We've placed ourselves at #6 deliberately. We're an Arizona regional contractor, not a national player. Where we win is the combination of structured cabling, physical security, and managed IT under one roof for businesses in Arizona. Most clients hire us because they want the wiring closet, the security system, and the M365 environment owned by one accountable team rather than coordinating three vendors. We hold an Arizona ROC dual license for low voltage and electrical, run Fluke DSX certification on every drop, and stay engaged with clients through the life of the cabling system rather than walking away at handoff.

Strengths: Arizona statewide coverage, integrated IT and security service relationship after install, transparent project management, BICSI-certified installation crews.
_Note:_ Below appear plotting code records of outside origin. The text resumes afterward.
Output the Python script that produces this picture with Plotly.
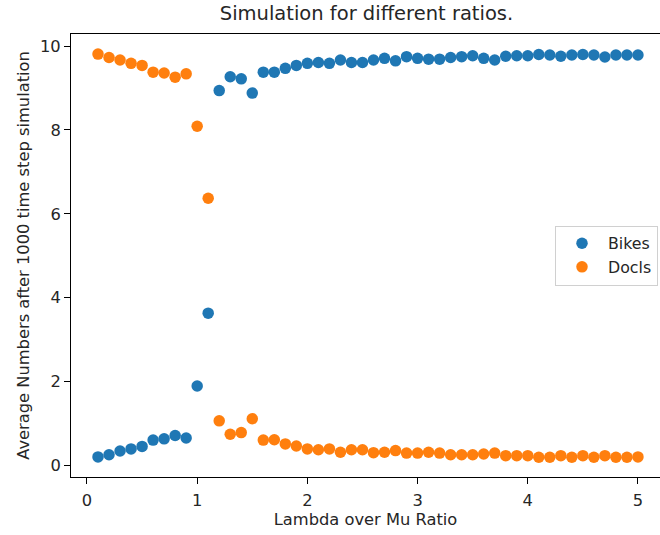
import plotly.graph_objects as go

# Lambda/Mu ratios simulated
ratios = [round(0.1 * i, 1) for i in range(1, 51)]

# Average number of bikes after 1000 time steps
bikes = [0.20, 0.25, 0.34, 0.39, 0.45, 0.60, 0.63, 0.71, 0.65, 1.89,
         3.63, 8.94, 9.27, 9.22, 8.88, 9.38, 9.38, 9.47, 9.54, 9.59,
         9.61, 9.59, 9.67, 9.61, 9.61, 9.67, 9.71, 9.65, 9.75, 9.71,
         9.69, 9.69, 9.73, 9.75, 9.77, 9.71, 9.67, 9.76, 9.77, 9.77,
         9.80, 9.79, 9.76, 9.79, 9.80, 9.79, 9.74, 9.79, 9.79, 9.79]

# Average number of free docks after 1000 time steps
docks = [9.81, 9.73, 9.67, 9.59, 9.54, 9.38, 9.36, 9.26, 9.34, 8.09,
         6.37, 1.06, 0.74, 0.78, 1.11, 0.60, 0.61, 0.51, 0.46, 0.39,
         0.37, 0.39, 0.31, 0.37, 0.37, 0.30, 0.31, 0.35, 0.29, 0.29,
         0.31, 0.29, 0.25, 0.25, 0.25, 0.27, 0.29, 0.23, 0.23, 0.23,
         0.19, 0.19, 0.23, 0.19, 0.23, 0.19, 0.23, 0.19, 0.19, 0.20]

FONT = "DejaVu Sans"
TXT = 16.3

fig = go.Figure()
fig.add_trace(go.Scatter(x=ratios, y=bikes, mode="markers", name="Bikes",
                         marker=dict(color="#1f77b4", size=11.5, line=dict(width=0))))
fig.add_trace(go.Scatter(x=ratios, y=docks, mode="markers", name="Docls",
                         marker=dict(color="#ff7f0e", size=11.5, line=dict(width=0))))

axis_common = dict(
    showgrid=False, zeroline=False, showline=True, linecolor="black", linewidth=1,
    ticks="outside", ticklen=6, tickwidth=1, tickcolor="black",
    tickfont=dict(family=FONT, size=TXT, color="#262626"),
)

fig.update_layout(
    width=660, height=535,
    margin=dict(l=71, r=0, t=34, b=58),
    paper_bgcolor="white", plot_bgcolor="white",
    font=dict(family=FONT, color="#262626"),
    title=dict(text="Simulation for different ratios.", x=(366.5 - 71) / 589, xref="paper",
               xanchor="center", y=1 - 13.5 / 535, yref="container", yanchor="middle",
               font=dict(family=FONT, size=19.5, color="#262626")),
    xaxis=dict(range=[-0.145, 5.2], tickvals=[0, 1, 2, 3, 4, 5], mirror=True,
               ticklabelstandoff=2,
               title=dict(text="Lambda over Mu Ratio", standoff=3,
                          font=dict(family=FONT, size=TXT, color="#262626")),
               **axis_common),
    yaxis=dict(range=[-0.28, 10.29], tickvals=[0, 2, 4, 6, 8, 10],
               title=dict(text="Average Numbers after 1000 time step simulation", standoff=6,
                          font=dict(family=FONT, size=TXT, color="#262626")),
               **axis_common),
    legend=dict(x=0.9966, xanchor="right", y=0.5, yanchor="middle",
                bgcolor="rgba(255,255,255,0.8)", bordercolor="#d0d0d0", borderwidth=1,
                font=dict(family=FONT, size=15.8, color="#262626"), itemwidth=42),
    showlegend=True,
)

fig.write_html("out.html")
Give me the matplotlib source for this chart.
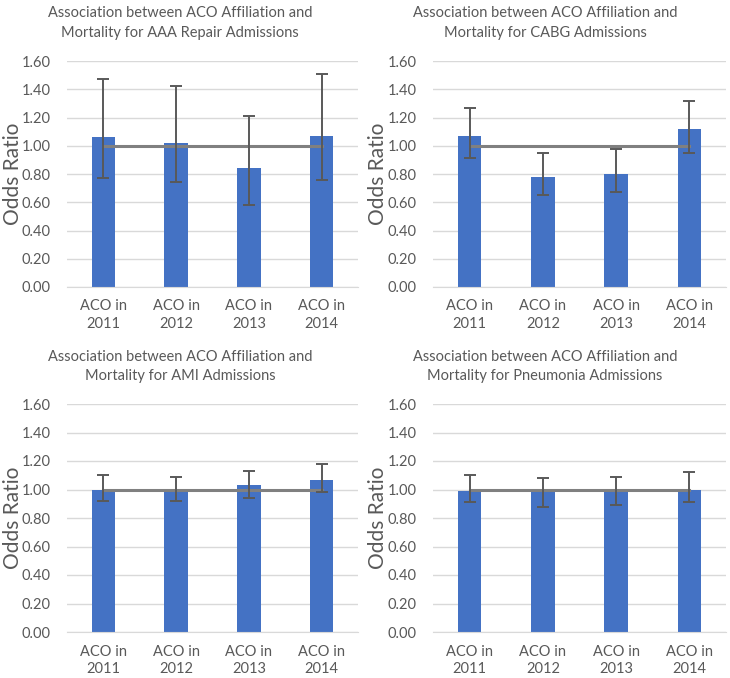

Watch-outs: Single-state coverage. We refer out-of-state work to partner integrators rather than overstating our footprint.

Best for: 20 to 500 employee Arizona businesses (especially construction GCs, mining operations, professional services, and healthcare practices), single-vendor preferences, ongoing service relationships.

See our structured cabling services

7. Structured Plus Communications — Best for Mountain West Commercial

Structured Plus is a Denver-based structured cabling and low voltage contractor serving Colorado and the broader Mountain West. They focus on commercial structured cabling, A-V, and security low voltage work in the Denver metro and adjacent markets. For Colorado businesses that want a regional contractor with deep local relationships rather than a national chain, they're a strong fit.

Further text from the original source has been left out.